I think there is a serious question to be tried that the parties did intend to be immediately bound by the document entitled Heads of Agreement, but I do not think that the plaintiff's prospects of success on that claim are so strong that they materially affect the assessment of where the balance of convenience lies. As this is a question which will need to be addressed at a final hearing, it is preferable that I not express any prima facie view beyond what I have just said.
On the question of balance of convenience, the question is where the greater risk of injustice lies. Would it be a greater injustice to the defendant if an injunction were given requiring the plaintiff to be let into the premises, but it was held at a final hearing that there was no binding agreement for lease, or would there be a greater injustice to the plaintiff if the application for an injunction were refused, but the plaintiff succeeded at a final hearing? (See Films Rover International Ltd v Cannon Film Sales Ltd [1987] 1 WLR 670.)
The plaintiff's evidence is that it is essential that it be given immediate possession of the premises to commence fit-out and pre-sales of health club or gym memberships as a competitor has lodged an application for development approval of a gym approximately a kilometre away from the premises. The plaintiff's director deposes that the plaintiff has engaged tradesmen who are ready to commence work and is working towards an opening day on 16 April 2012. Any delay in commencing work and opening would be detrimental to its business. The plaintiff says that it has spent approximately $47,000 to date.
The defendant points to two matters in particular going to the balance of convenience. First, there is a potential buyer in the wings who apparently wants vacant possession. That buyer may be deterred from proceeding if the plaintiff is let back into possession. On the other hand, the plaintiff has lodged a caveat in respect of the property claiming an interest under the alleged agreement for lease. One would think that the pendency of the plaintiff's claim for specific performance of the alleged agreement would itself be sufficient to deter such a prospective purchaser. If the pendency of the dispute was a deterrent, the letting of the plaintiff into possession on an interim basis pending final hearing should not materially change the risk a prospective purchaser who wants vacant possession would face.
The second matter to which the defendant points is that if the plaintiff is let into possession, it will carry out a refitting of the premises. If the plaintiff ultimately fails, the work which the plaintiff does may have to be undone. However, the cost of that work should be readily quantifiable.
The plaintiff offers the usual undertaking as to damages and I am told the directors of the plaintiff are likely to provide their personal undertakings as to damages.
The quantification of damages would be more difficult if an injunction is refused, but the plaintiff succeeds, than they would be if the injunction is granted, but the plaintiff fails at a final hearing. This is because it would be well nigh impossible to identify what loss the plaintiff might have suffered by reason of being delayed in its taking possession of the premises. In my view, the balance of convenience is the decisive consideration.

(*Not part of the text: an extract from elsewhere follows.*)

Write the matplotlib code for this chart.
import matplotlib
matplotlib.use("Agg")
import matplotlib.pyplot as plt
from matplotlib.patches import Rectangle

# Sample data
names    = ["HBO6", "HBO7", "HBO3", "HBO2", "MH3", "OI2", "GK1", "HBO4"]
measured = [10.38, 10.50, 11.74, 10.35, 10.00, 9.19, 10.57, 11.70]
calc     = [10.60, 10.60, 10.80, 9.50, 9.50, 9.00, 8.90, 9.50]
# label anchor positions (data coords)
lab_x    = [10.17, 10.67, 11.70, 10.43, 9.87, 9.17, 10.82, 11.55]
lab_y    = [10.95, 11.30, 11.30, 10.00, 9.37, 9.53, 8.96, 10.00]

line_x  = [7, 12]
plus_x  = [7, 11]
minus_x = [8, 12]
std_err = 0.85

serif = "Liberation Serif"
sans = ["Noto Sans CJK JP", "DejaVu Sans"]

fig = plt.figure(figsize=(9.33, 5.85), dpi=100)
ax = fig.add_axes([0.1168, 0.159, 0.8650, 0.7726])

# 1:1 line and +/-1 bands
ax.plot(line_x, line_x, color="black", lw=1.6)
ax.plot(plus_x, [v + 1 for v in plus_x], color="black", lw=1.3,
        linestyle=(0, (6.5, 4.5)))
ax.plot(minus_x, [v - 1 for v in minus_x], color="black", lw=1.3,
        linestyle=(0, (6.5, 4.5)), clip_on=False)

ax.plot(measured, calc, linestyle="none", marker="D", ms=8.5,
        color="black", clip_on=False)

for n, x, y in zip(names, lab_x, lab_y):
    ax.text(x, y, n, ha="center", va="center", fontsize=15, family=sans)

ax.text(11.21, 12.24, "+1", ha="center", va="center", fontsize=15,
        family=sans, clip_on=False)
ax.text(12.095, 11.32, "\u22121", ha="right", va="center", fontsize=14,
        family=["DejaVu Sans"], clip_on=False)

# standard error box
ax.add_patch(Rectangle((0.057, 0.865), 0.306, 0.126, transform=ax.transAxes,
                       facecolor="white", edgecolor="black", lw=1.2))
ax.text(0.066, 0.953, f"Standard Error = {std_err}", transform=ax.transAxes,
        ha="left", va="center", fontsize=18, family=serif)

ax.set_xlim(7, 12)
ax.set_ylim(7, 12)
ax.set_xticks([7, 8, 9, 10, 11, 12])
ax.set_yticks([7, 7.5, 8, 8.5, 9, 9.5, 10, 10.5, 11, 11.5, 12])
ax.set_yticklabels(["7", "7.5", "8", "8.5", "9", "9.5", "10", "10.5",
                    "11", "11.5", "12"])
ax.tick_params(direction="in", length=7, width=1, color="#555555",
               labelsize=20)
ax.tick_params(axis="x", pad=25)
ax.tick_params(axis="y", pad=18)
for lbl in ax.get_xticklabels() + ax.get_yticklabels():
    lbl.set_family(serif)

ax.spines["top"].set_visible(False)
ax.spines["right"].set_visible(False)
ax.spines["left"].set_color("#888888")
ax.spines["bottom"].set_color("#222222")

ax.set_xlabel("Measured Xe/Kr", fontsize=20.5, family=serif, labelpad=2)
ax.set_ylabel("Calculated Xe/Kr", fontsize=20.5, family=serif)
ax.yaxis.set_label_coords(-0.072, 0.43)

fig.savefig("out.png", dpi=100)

I bear in mind that the parties would be expected to do all that they can to have the matter determined expeditiously on a final basis. They both have an interest in the final determination of the plaintiff's claim. The hearing should be reasonably short, and whether or not an order for expedition is sought, one would expect that a hearing date should not be too long in the offing.

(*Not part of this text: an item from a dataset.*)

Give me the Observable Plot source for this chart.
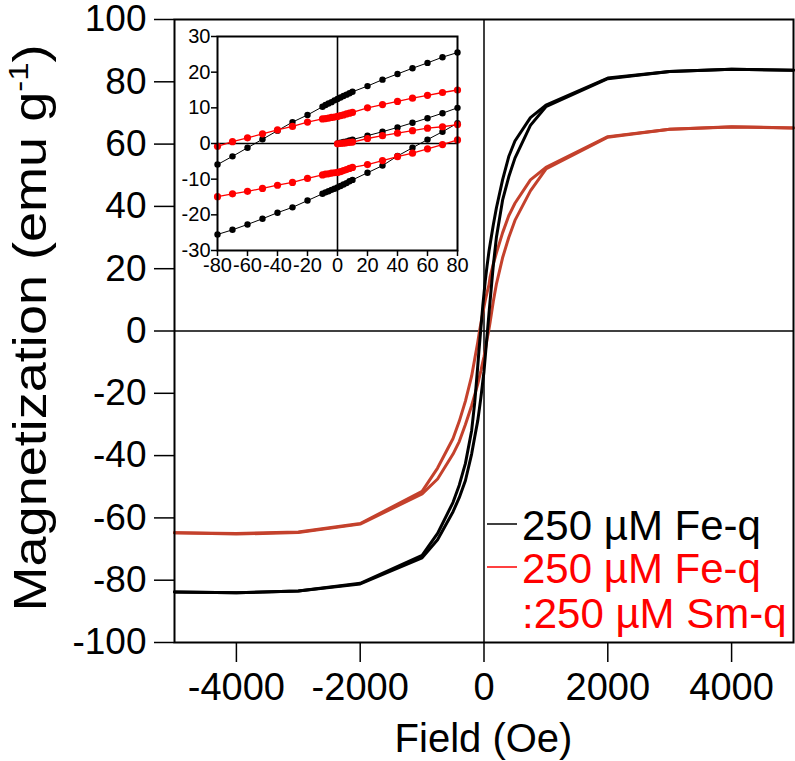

For these reasons, I will grant the interlocutory relief in substance as sought in paragraph 5 of the summons until further order, upon the plaintiff and its directors giving the usual undertaking as to damages.
[Counsel addressed.]
Following the delivery of the above reasons, I sought confirmation from counsel for the plaintiff that the usual undertaking as to damages would be given, not only on behalf of the plaintiff, but by its directors. There is no evidence as to the financial position of the plaintiff. I think I can infer from its name that it was a company incorporated for the specific purpose of the business venture which it proposes. If the plaintiff fails at a final hearing, there would be a real question of its ability to satisfy the undertaking as to damages.

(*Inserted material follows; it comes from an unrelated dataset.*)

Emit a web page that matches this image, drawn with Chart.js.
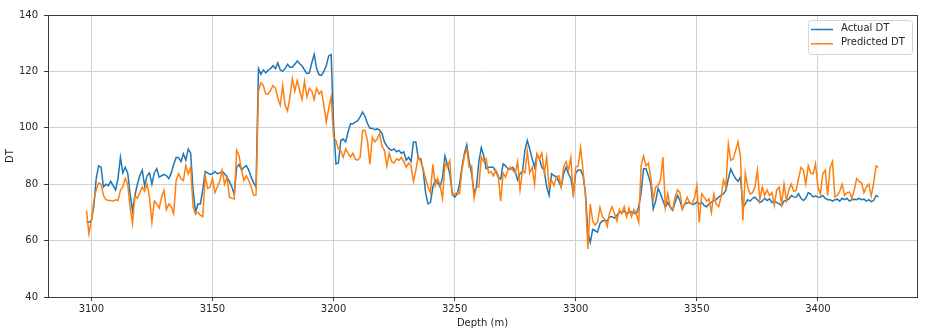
<!DOCTYPE html>
<html>
<head>
<meta charset="utf-8">
<title>Actual vs Predicted DT</title>
<script src="https://cdn.jsdelivr.net/npm/chart.js@4.4.1/dist/chart.umd.min.js"></script>
<style>
  html, body { margin: 0; padding: 0; background: #ffffff; }
  canvas { display: block; }
</style>
</head>
<body>
<canvas id="dt-chart" width="931" height="333"></canvas>
<script>
// Depth samples: one reading per metre
const depthStart = 3098;
const depthEnd = 3425;

// Measured sonic log (one value per metre, 3098 to 3425)
const actualDT = [
  66.5, 66.5, 67, 72, 82, 86.5, 86, 79, 80, 79.5,
  81, 79.5, 78, 82, 89.5, 84, 86, 84, 76.6, 70.6,
  76, 80, 83, 85, 79.5, 83, 84, 80, 84, 85.5,
  82.5, 83, 83.5, 83, 82, 84, 87, 89.5, 89.5, 88,
  90.8, 88.5, 92.5, 91, 78, 70, 73, 73, 78, 84.5,
  84, 83.5, 83.7, 84.5, 83.7, 84, 84.5, 83.7, 82.5, 81,
  79, 76.5, 86, 87, 85, 86, 86.6, 85, 82.5, 80.5,
  79, 121, 119, 120.5, 119.5, 120.5, 121, 122, 121, 123,
  120.5, 120, 121, 122.5, 121.5, 121.5, 122.5, 123.7, 122.7, 122,
  120.5, 119.2, 119.5, 123, 126, 121, 118.8, 118.6, 120, 122,
  125.5, 126, 101.4, 87.2, 87.5, 95.5, 96, 95, 98.5, 101.4,
  101.4, 102, 102.5, 104, 105.6, 104, 101.5, 99.8, 99.8, 99.3,
  99.6, 99.2, 98, 95, 93.5, 92.5, 92, 92.5, 91.5, 92,
  91, 91.5, 88.5, 89.5, 88, 95, 95, 89, 89, 85,
  77, 73, 73.5, 78.9, 81.5, 80.5, 79, 82.5, 90, 87,
  83.7, 77, 75.4, 76.5, 80, 86, 90.8, 94, 88, 83.7,
  77, 78.9, 88, 93, 90, 85.5, 86, 86, 86, 84.5,
  82.5, 81.8, 87.2, 86.5, 85.5, 85.3, 86, 84.5, 81.5, 83.7,
  84.5, 92, 95.5, 92.5, 89, 86, 90.5, 89, 86, 85,
  79, 76, 83.7, 83, 82.7, 81, 79, 83.7, 86, 83.7,
  82, 76.6, 84, 85, 85, 83, 77, 63, 59.4, 64,
  63.5, 63, 66, 67, 67, 67, 68.5, 68.5, 68, 69,
  70, 70, 70.5, 69.5, 70, 70.2, 69.8, 69.5, 72, 77,
  85.5, 85.5, 83, 80, 71.2, 74, 78.5, 76.6, 74.2, 71.8,
  73.5, 71.8, 70.7, 73.5, 76, 74.2, 71.2, 73, 73.3, 73.5,
  72.8, 73, 73.6, 73, 73.6, 72.5, 72, 73, 73.6, 74.2,
  74.5, 75.4, 76, 76.6, 77.8, 82, 85.4, 83.5, 82, 81,
  82.5, 71.8, 73, 74.5, 74, 75, 75.4, 74.5, 73.5, 74,
  75, 74.2, 74.8, 73.5, 74, 73.5, 73, 72.5, 74, 74.2,
  74.8, 76, 75.5, 75.4, 76.6, 75, 74.2, 75, 77, 76.5,
  75.5, 75.8, 75.5, 75.4, 76, 75, 74.5, 74.5, 74, 74.5,
  74.7, 74, 75, 74.5, 75, 74, 74.5, 74.7, 74.5, 75,
  74.5, 74.7, 74, 74.5, 73.8, 74.2, 76, 75.5
];

// Model output over the same depths
const predictedDT = [
  70.7, 62.4, 67, 74, 78, 80.5, 80, 76, 74.5, 74.2,
  74.2, 74, 74.5, 74.2, 77.8, 79, 82, 80, 71.8, 66,
  76, 75, 77, 79, 77.5, 80, 75.4, 66.5, 74, 73,
  71.5, 75.4, 77.8, 71, 73, 72, 69.5, 81.3, 83.7, 82,
  81.3, 86.6, 83.7, 86, 72, 69.5, 70, 69, 68.5, 83,
  78.5, 79, 82, 77, 79, 81, 84.9, 80, 82.5, 75.4,
  75, 74.8, 92, 90, 85, 81.3, 83, 81.3, 79, 76,
  76.2, 113, 116, 115, 112, 112, 113.3, 115, 114, 110.5,
  108, 115, 108, 106, 111, 117.4, 113, 116.8, 113.3, 110,
  116.5, 111, 114, 113, 110, 114, 112, 113, 108, 102,
  107, 111, 96.7, 95.5, 92.5, 91.8, 89.6, 92.5, 91, 89.6,
  91, 88.8, 88.5, 89.6, 99, 99, 95.5, 87, 96.7, 95,
  96, 98, 93.5, 92, 86.5, 91, 88, 87.5, 89, 88.5,
  89.5, 88, 86, 87.5, 86.5, 81, 85, 90, 88, 85.5,
  82, 79, 77, 87, 79.5, 82, 79.5, 75, 87.5, 86,
  88.4, 76, 76.6, 77, 76.6, 85, 90, 92.5, 86, 86.5,
  75, 79, 79, 89.6, 88, 89, 84, 84.5, 83, 85,
  83, 74, 84, 82.5, 85, 86, 84.9, 84, 88, 78,
  84.9, 84, 91.7, 84, 86, 80, 90.8, 89, 91, 84,
  89.6, 79, 81.3, 79.5, 82.5, 83, 79, 86, 88, 85,
  89.5, 75.4, 86, 86.5, 93, 85, 76, 57, 73, 67,
  65.5, 66.5, 71.8, 68.5, 67.5, 65, 70, 72, 69.5, 67,
  71, 69.5, 72, 68.3, 71.5, 68.5, 71, 69.5, 66.5, 86.5,
  90, 86.5, 87.5, 82.5, 74.5, 79, 79.5, 81.5, 89.6, 71.8,
  76.6, 72, 71, 75.4, 78, 77, 71.2, 73, 75.4, 73.5,
  73, 75, 79.5, 66.5, 76.6, 75.4, 74, 74.8, 70, 76.6,
  73, 72, 75.4, 81.5, 79, 94.3, 88.4, 89, 92, 95,
  90, 67.1, 84, 79, 76.5, 77, 79, 85, 74.5, 79,
  76, 78, 76, 77, 72.5, 78, 79, 73, 80, 74.2,
  78, 80, 77.5, 77.8, 82, 86, 85, 80, 86.6, 84,
  83.7, 87.2, 79, 76.5, 83.7, 85, 76, 85.9, 88, 75.5,
  76, 77.5, 80, 76, 77, 77.2, 75, 78, 82, 81,
  80.5, 77, 79, 80, 75.8, 80.5, 86.5, 86
];

const xTicks = [3100, 3150, 3200, 3250, 3300, 3350, 3400];
const yTicks = [40, 60, 80, 100, 120, 140];

const depths = [];
for (let d = depthStart; d <= depthEnd; d++) depths.push(d);

const toPoints = (values) => values.map((v, i) => ({ x: depths[i], y: v }));

const FONT = "'DejaVu Sans', sans-serif";
const TEXT = '#262626';

// Axes frame on all four sides
const framePlugin = {
  id: 'frame',
  afterDraw(chart) {
    const { ctx, chartArea: a } = chart;
    ctx.save();
    ctx.strokeStyle = '#3a3a3a';
    ctx.lineWidth = 1;
    ctx.strokeRect(Math.round(a.left) + 0.5, Math.round(a.top) + 0.5,
      Math.round(a.right - a.left), Math.round(a.bottom - a.top));
    ctx.restore();
  }
};

// Boxed legend in the upper right corner of the plot
const cornerLegend = {
  id: 'cornerLegend',
  afterDraw(chart) {
    const { ctx, chartArea: a } = chart;
    const sets = chart.data.datasets;
    const w = 104, h = 34;
    const x = a.right - 5 - w, y = a.top + 5;
    ctx.save();
    ctx.beginPath();
    ctx.roundRect(x + 0.5, y + 0.5, w, h, 3);
    ctx.fillStyle = 'rgba(255,255,255,0.85)';
    ctx.fill();
    ctx.strokeStyle = '#d6d6d6';
    ctx.lineWidth = 1;
    ctx.stroke();
    ctx.font = '10px ' + FONT;
    ctx.textBaseline = 'middle';
    ctx.fillStyle = TEXT;
    sets.forEach((ds, i) => {
      const ly = y + 9.5 + i * 14.3;
      ctx.beginPath();
      ctx.moveTo(x + 3, ly);
      ctx.lineTo(x + 25, ly);
      ctx.strokeStyle = ds.borderColor;
      ctx.lineWidth = 1.5;
      ctx.stroke();
      ctx.fillText(ds.label, x + 33, ly - 1);
    });
    ctx.restore();
  }
};

new Chart(document.getElementById('dt-chart'), {
  type: 'line',
  data: {
    datasets: [
      {
        label: 'Actual DT',
        data: toPoints(actualDT),
        borderColor: '#1f77b4',
        borderWidth: 1.5,
        pointRadius: 0,
        tension: 0,
        order: 1
      },
      {
        label: 'Predicted DT',
        data: toPoints(predictedDT),
        borderColor: '#ff7f0e',
        borderWidth: 1.5,
        pointRadius: 0,
        tension: 0,
        order: 0
      }
    ]
  },
  options: {
    responsive: false,
    animation: false,
    devicePixelRatio: 1,
    layout: { padding: { top: 15, right: 14, left: 0, bottom: 0 } },
    plugins: {
      legend: { display: false },
      tooltip: { enabled: false }
    },
    scales: {
      x: {
        type: 'linear',
        min: 3082.1,
        max: 3440.9,
        afterBuildTicks: (s) => { s.ticks = xTicks.map(v => ({ value: v })); },
        afterFit: (s) => { s.height = 36; },
        grid: { color: '#d0d0d0', tickColor: '#3a3a3a', tickLength: 4, drawOnChartArea: true },
        border: { display: false },
        ticks: {
          color: TEXT,
          font: { family: FONT, size: 10 },
          padding: 2,
          maxRotation: 0,
          callback: (v) => String(v)
        },
        title: {
          display: true,
          text: 'Depth (m)',
          color: TEXT,
          font: { family: FONT, size: 10 },
          padding: { top: 0, bottom: 4 }
        }
      },
      y: {
        min: 40,
        max: 140,
        afterBuildTicks: (s) => { s.ticks = yTicks.map(v => ({ value: v })); },
        afterFit: (s) => { s.width = 48; },
        grid: { color: '#d0d0d0', tickColor: '#3a3a3a', tickLength: 4 },
        border: { display: false },
        ticks: {
          color: TEXT,
          font: { family: FONT, size: 10 },
          padding: 6,
          callback: (v) => String(v)
        },
        title: {
          display: true,
          text: 'DT',
          color: TEXT,
          font: { family: FONT, size: 10 },
          padding: { top: 4, bottom: 0 }
        }
      }
    }
  },
  plugins: [framePlugin, cornerLegend]
});
</script>
</body>
</html>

The absence of an adequate undertaking as to damages is a powerful reason against the grant of interlocutory relief. Hence, the importance of the undertaking, that I understood, would be proffered by the directors of the plaintiff. However, I am now informed that the directors of the plaintiff would proffer an undertaking as to damages confined to two matters. First, the reimbursement of any expense incurred by the defendant in making good or reinstating the premises after work was done to them by the plaintiff, if it is to be found at a final hearing the plaintiff is not entitled to a lease. Secondly, as I understand it, payment of mesne profits for which the plaintiff would be liable if it is allowed back into possession, but fails at the final hearing. It was specifically said that the plaintiff's directors do not consider they could proffer an undertaking as to damages which might cover any loss which the defendant might establish if it could show that it lost a purchaser by reason of the grant of the interlocutory injunction.
For the reasons I gave earlier, there would no doubt be considerable difficulties in the defendant's establishing that any such loss was due to the grant of the interlocutory injunction, as distinct from the pendency of these proceedings. But it is possible that the defendant might suffer such a loss and be able to establish that the loss is covered by the usual undertaking.
Whilst it is understandable that the directors might not be prepared to put their personal assets on the line by themselves offering an unqualified undertaking as to damages, I think that an adequate undertaking as to damages is the necessary price that would have to be paid for the grant of interlocutory relief. The qualified nature of the undertakings proffered by the directors of the plaintiff do not persuade me that the undertakings as to damages proffered are adequate.
In those circumstances, and notwithstanding the reasons I gave earlier as to why the balance of convenience favoured the grant of interlocutory relief, I now consider the balance of convenience does not favour the grant of interlocutory relief, that is, because of the absence of an adequate undertaking as to damages.
For these reasons, I order that the plaintiff's claim for interlocutory relief in paragraph 5 of the summons be dismissed. No order is necessary extending the operation of the caveat as sought in paragraph 6 of the summons because there is no evidence of service of any lapsing notice. That caveat will continue unless and until a lapsing notice is duly served or until an order is sought by the defendant for the removal of the caveat.
[Orders were then made in relation to the progress of the proceedings and costs.]